You never know what children will say

A teacher at Falkville Elementary School called down one of her students for interrupting class on a recent day.

“Are you talking?” she asked the boy.

“No, Ma’am,” he answered.

“Well, your mouth is moving and sound is coming out. What would you call it?”

Before the accused boy could respond, my son Henry raised his hand with the correct answer.

“Yes,” the teacher said.

“That’d be lying,” Henry said.

You never know what to expect when a child offers his advice, but something of his personality usually escapes.

A few years and pounds ago, for example, I wrote a few motivational words on the refrigerator door.

“Eat right!” the words on the erasable message board read.

A few days later one of my more mischievous children added a single word that changed everything.

“Eat right now!” the message read.

That’s a diet I can follow.

Another time, my son Seth’s driver education teacher asked if anyone was learning to drive a car with a manual transmission.

Seth raised his hand.

“How do you know when to shift?” the teacher asked.
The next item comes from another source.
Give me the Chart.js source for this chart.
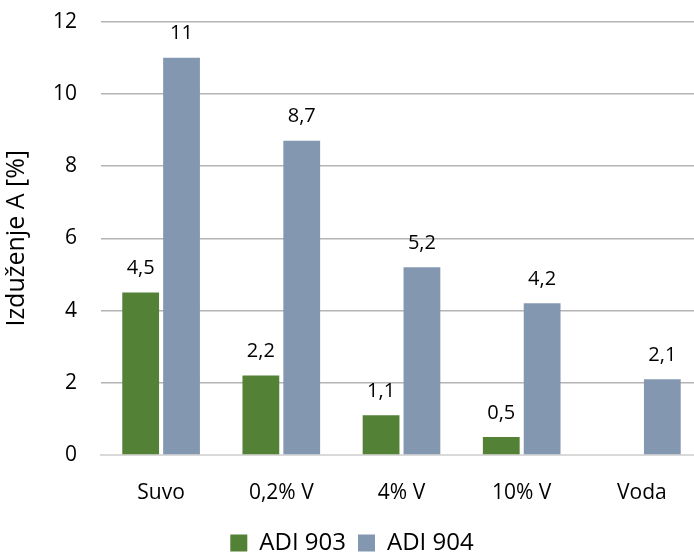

“By the expression on my mom’s face,” he answered.

So much for tachometers.

My great nephew Trent is a bruiser of a 3-year-old who frequently runs through the house in jubilation.

Just how happy is the curly haired child?

“I’m happier’n a tornado in a trailer park!” he yells in a slow Southern drawl.

My youngest daughter Evie is a no-nonsense girl who knows exactly what she wants. Her grandfather, the Rev. A. Ray Lee, loves to recount the first time they went out to a restaurant for breakfast.

“How would you like your eggs cooked?” a waitress asked Evie.

It sounded like a dumb question to Evie, who stared back at the waitress in confusion.

Finally, Evie told the waitress the obvious answer. The cooking method that any competent food-service professional should know. The best way to cook an egg.

“Cracked,” Evie said, “and in a pan.”